IHT & Estate Planning

What records should trustees keep?

Contents

Records that trustees should keep

  • bank statements for current and deposit accounts

  • confirmation of interest received

  • National savings bonds or certificates

  • chargeable event certificates issued by insurance companies

  • dividend vouchers from companies, OEICs and unit trusts

  • stockbroker reports and record of dividends

  • details of expenses paid

  • details of all taxes paid by the trust

  • the trustees of a discretionary trust should record income payments to beneficiaries.
  • completion statements for property transactions

  • contract notes for stocks or shares

  • receipts for sale or purchase expenses, including estate agents’ and solicitors’ fees on the sale of property and details of any stamp duty land tax paid.
  • the amount or value of the asset received, i.e. the market value on the date of transfer into the trust

  • the date when the additional money or asset was received

  • details of who made the payment or who put the asset into trust.
  • minutes of meetings

  • deeds of appointment and assignment

  • any decisions that affect the distribution of capital or income.

 

Trustees need to keep records of any income payments made at their discretion to beneficiaries. This information is required as part of the Trust and Estate Tax Return for discretionary trusts.

Beneficiaries who receive income may ask the trustees to provide a statement showing how much income they've received and how much tax the trustees have deducted. The trustees may use form R185 (Trust Income) to do this. The beneficiary can then use the information on this form to prepare his or her own self-assessment tax return or claim a repayment of tax.

If the beneficiary is also the settlor and he/she – or his/her spouse or civil partner – has retained an interest in the trust, form R185 (Settlor) can be used instead.

Trustees may find it helpful to keep copies of all the forms R185 (Trust Income) that they give to beneficiaries.

As well as records for tax purposes it is important that the trust document is kept safe, and also that where the trust is required to be registered with the Trust Registration Service, a copy of the trust’s registration is retained.  Further information on the TRS is available in our Trust Registration Service article.

How long should records be kept?

The length of time trustees must keep written records after the trust has made the final payment to beneficiaries depends on whether the trust has any business income.

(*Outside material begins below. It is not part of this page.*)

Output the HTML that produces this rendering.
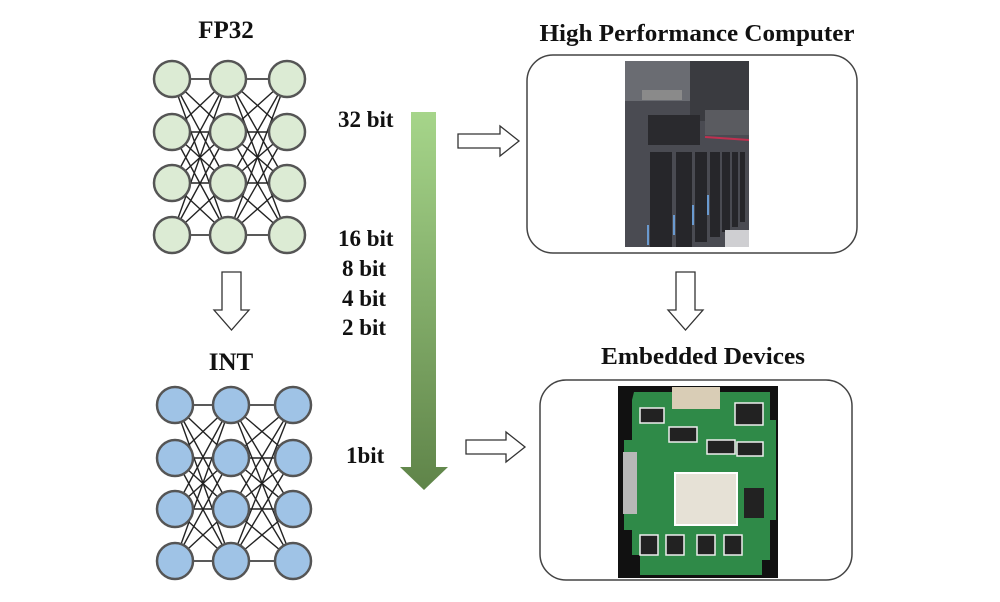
<!DOCTYPE html>
<html><head><meta charset="utf-8"><style>
html,body{margin:0;padding:0;background:#fff}
svg{display:block}
text{font-family:"Liberation Serif",serif;font-weight:bold;fill:#111}
</style></head><body>
<svg width="1000" height="602" viewBox="0 0 1000 602" xmlns="http://www.w3.org/2000/svg">
<defs>
<linearGradient id="g" x1="0" y1="0" x2="0" y2="1">
<stop offset="0" stop-color="#a6d58a"/><stop offset="1" stop-color="#5f8449"/>
</linearGradient>
</defs>
<rect width="1000" height="602" fill="#fff"/>
<text x="226" y="38" font-size="25" text-anchor="middle">FP32</text>
<text x="231" y="370" font-size="25" text-anchor="middle">INT</text>
<text x="697" y="41" font-size="24" text-anchor="middle" textLength="315" lengthAdjust="spacingAndGlyphs">High Performance Computer</text>
<text x="703" y="364" font-size="24" text-anchor="middle" textLength="204" lengthAdjust="spacingAndGlyphs">Embedded Devices</text>
<g font-size="23">
<text x="338" y="127">32 bit</text>
<text x="338" y="246">16 bit</text>
<text x="342" y="276">8 bit</text>
<text x="342" y="306">4 bit</text>
<text x="342" y="335">2 bit</text>
<text x="346" y="463">1bit</text>
</g>
<path d="M411 112 H436 V467 H448 L424 490 L400 467 H411 Z" fill="url(#g)"/>
<g fill="#fff" stroke="#333" stroke-width="1.3">
<path d="M458 134 H500 V126 L519 141 L500 156 V148 H458 Z"/>
<path d="M466 440 H506 V432 L525 447 L506 462 V454 H466 Z"/>
<path d="M222 272 H241 V310 H249 L231.5 330 L214 310 H222 Z"/>
<path d="M676 272 H695 V310 H703 L685.5 330 L668 310 H676 Z"/>
</g>
<g stroke="#222" stroke-width="1.4">
<line x1="172" y1="79" x2="228" y2="79"/><line x1="172" y1="79" x2="228" y2="132"/><line x1="172" y1="79" x2="228" y2="183"/><line x1="172" y1="79" x2="228" y2="235"/>
<line x1="172" y1="132" x2="228" y2="79"/><line x1="172" y1="132" x2="228" y2="132"/><line x1="172" y1="132" x2="228" y2="183"/><line x1="172" y1="132" x2="228" y2="235"/>
<line x1="172" y1="183" x2="228" y2="79"/><line x1="172" y1="183" x2="228" y2="132"/><line x1="172" y1="183" x2="228" y2="183"/><line x1="172" y1="183" x2="228" y2="235"/>
<line x1="172" y1="235" x2="228" y2="79"/><line x1="172" y1="235" x2="228" y2="132"/><line x1="172" y1="235" x2="228" y2="183"/><line x1="172" y1="235" x2="228" y2="235"/>
<line x1="228" y1="79" x2="287" y2="79"/><line x1="228" y1="79" x2="287" y2="132"/><line x1="228" y1="79" x2="287" y2="183"/><line x1="228" y1="79" x2="287" y2="235"/>
<line x1="228" y1="132" x2="287" y2="79"/><line x1="228" y1="132" x2="287" y2="132"/><line x1="228" y1="132" x2="287" y2="183"/><line x1="228" y1="132" x2="287" y2="235"/>
<line x1="228" y1="183" x2="287" y2="79"/><line x1="228" y1="183" x2="287" y2="132"/><line x1="228" y1="183" x2="287" y2="183"/><line x1="228" y1="183" x2="287" y2="235"/>
<line x1="228" y1="235" x2="287" y2="79"/><line x1="228" y1="235" x2="287" y2="132"/><line x1="228" y1="235" x2="287" y2="183"/><line x1="228" y1="235" x2="287" y2="235"/>
<g fill="#dcebd4" stroke="#555" stroke-width="2.5">
<circle cx="172" cy="79" r="18"/><circle cx="172" cy="132" r="18"/><circle cx="172" cy="183" r="18"/><circle cx="172" cy="235" r="18"/>
<circle cx="228" cy="79" r="18"/><circle cx="228" cy="132" r="18"/><circle cx="228" cy="183" r="18"/><circle cx="228" cy="235" r="18"/>
<circle cx="287" cy="79" r="18"/><circle cx="287" cy="132" r="18"/><circle cx="287" cy="183" r="18"/><circle cx="287" cy="235" r="18"/>
</g>
</g>
<g stroke="#222" stroke-width="1.4" transform="translate(3,326)">
<line x1="172" y1="79" x2="228" y2="79"/><line x1="172" y1="79" x2="228" y2="132"/><line x1="172" y1="79" x2="228" y2="183"/><line x1="172" y1="79" x2="228" y2="235"/>
<line x1="172" y1="132" x2="228" y2="79"/><line x1="172" y1="132" x2="228" y2="132"/><line x1="172" y1="132" x2="228" y2="183"/><line x1="172" y1="132" x2="228" y2="235"/>
<line x1="172" y1="183" x2="228" y2="79"/><line x1="172" y1="183" x2="228" y2="132"/><line x1="172" y1="183" x2="228" y2="183"/><line x1="172" y1="183" x2="228" y2="235"/>
<line x1="172" y1="235" x2="228" y2="79"/><line x1="172" y1="235" x2="228" y2="132"/><line x1="172" y1="235" x2="228" y2="183"/><line x1="172" y1="235" x2="228" y2="235"/>
<line x1="228" y1="79" x2="290" y2="79"/><line x1="228" y1="79" x2="290" y2="132"/><line x1="228" y1="79" x2="290" y2="183"/><line x1="228" y1="79" x2="290" y2="235"/>
<line x1="228" y1="132" x2="290" y2="79"/><line x1="228" y1="132" x2="290" y2="132"/><line x1="228" y1="132" x2="290" y2="183"/><line x1="228" y1="132" x2="290" y2="235"/>
<line x1="228" y1="183" x2="290" y2="79"/><line x1="228" y1="183" x2="290" y2="132"/><line x1="228" y1="183" x2="290" y2="183"/><line x1="228" y1="183" x2="290" y2="235"/>
<line x1="228" y1="235" x2="290" y2="79"/><line x1="228" y1="235" x2="290" y2="132"/><line x1="228" y1="235" x2="290" y2="183"/><line x1="228" y1="235" x2="290" y2="235"/>
<g fill="#9fc3e6" stroke="#555" stroke-width="2.5">
<circle cx="172" cy="79" r="18"/><circle cx="172" cy="132" r="18"/><circle cx="172" cy="183" r="18"/><circle cx="172" cy="235" r="18"/>
<circle cx="228" cy="79" r="18"/><circle cx="228" cy="132" r="18"/><circle cx="228" cy="183" r="18"/><circle cx="228" cy="235" r="18"/>
<circle cx="290" cy="79" r="18"/><circle cx="290" cy="132" r="18"/><circle cx="290" cy="183" r="18"/><circle cx="290" cy="235" r="18"/>
</g>
</g>
<rect x="527" y="55" width="330" height="198" rx="26" fill="none" stroke="#444" stroke-width="1.5"/>
<rect x="540" y="380" width="312" height="200" rx="26" fill="none" stroke="#444" stroke-width="1.5"/>
<g>
<rect x="625" y="61" width="124" height="186" fill="#4a4b52"/>
<rect x="625" y="61" width="124" height="40" fill="#6a6c72"/>
<rect x="690" y="61" width="59" height="60" fill="#3a3b40"/>
<rect x="642" y="90" width="40" height="10" fill="#8a8a8a"/>
<rect x="648" y="115" width="52" height="30" fill="#2a2a2e"/>
<rect x="705" y="110" width="44" height="25" fill="#5a5b60"/>
<line x1="705" y1="137" x2="749" y2="140" stroke="#c03050" stroke-width="2"/>
<g fill="#26262a">
<rect x="650" y="152" width="22" height="95"/><rect x="676" y="152" width="16" height="95"/>
<rect x="695" y="152" width="12" height="90"/><rect x="710" y="152" width="10" height="85"/>
<rect x="722" y="152" width="8" height="80"/><rect x="732" y="152" width="6" height="75"/>
<rect x="740" y="152" width="5" height="70"/>
</g>
<g stroke="#6a9ad0" stroke-width="2">
<line x1="648" y1="225" x2="648" y2="245"/><line x1="674" y1="215" x2="674" y2="235"/><line x1="693" y1="205" x2="693" y2="225"/><line x1="708" y1="195" x2="708" y2="215"/>
</g>
<rect x="725" y="230" width="24" height="17" fill="#cfcfd2"/>
</g>
<g>
<rect x="618" y="386" width="160" height="192" fill="#111"/>
<path d="M634 392 H770 V420 H776 V520 H770 V560 H762 V575 H640 V555 H632 V530 H624 V440 H632 V400 Z" fill="#2f8a48"/>
<rect x="672" y="387" width="48" height="22" fill="#d9cdb6"/>
<rect x="623" y="452" width="14" height="62" fill="#b8b8b8"/>
<rect x="675" y="473" width="62" height="52" fill="#e6e1d6" stroke="#fff" stroke-width="2"/>
<g fill="#222" stroke="#eee" stroke-width="1.5">
<rect x="640" y="408" width="24" height="15"/><rect x="669" y="427" width="28" height="15"/>
<rect x="735" y="403" width="28" height="22"/><rect x="707" y="440" width="28" height="14"/>
<rect x="737" y="442" width="26" height="14"/>
<rect x="640" y="535" width="18" height="20"/><rect x="666" y="535" width="18" height="20"/>
<rect x="697" y="535" width="18" height="20"/><rect x="724" y="535" width="18" height="20"/>
</g>
<rect x="744" y="488" width="20" height="30" fill="#222"/>
</g>
</svg>
</body></html>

If none then the trustees must keep the records for one year after the filing deadline of 31 January. For example, for a 2023-24 self-assessment tax return filed on or before 31 January 2025, records must be kept until 31 January 2026.

This relates to tax requirements only.

It seems sensible that trustees retain documentation for as long as possible (ideally for the entire trust period), so that evidence is available in the event of any dispute with beneficiaries.

The above information will also assist in the preparation of the trustee accounts.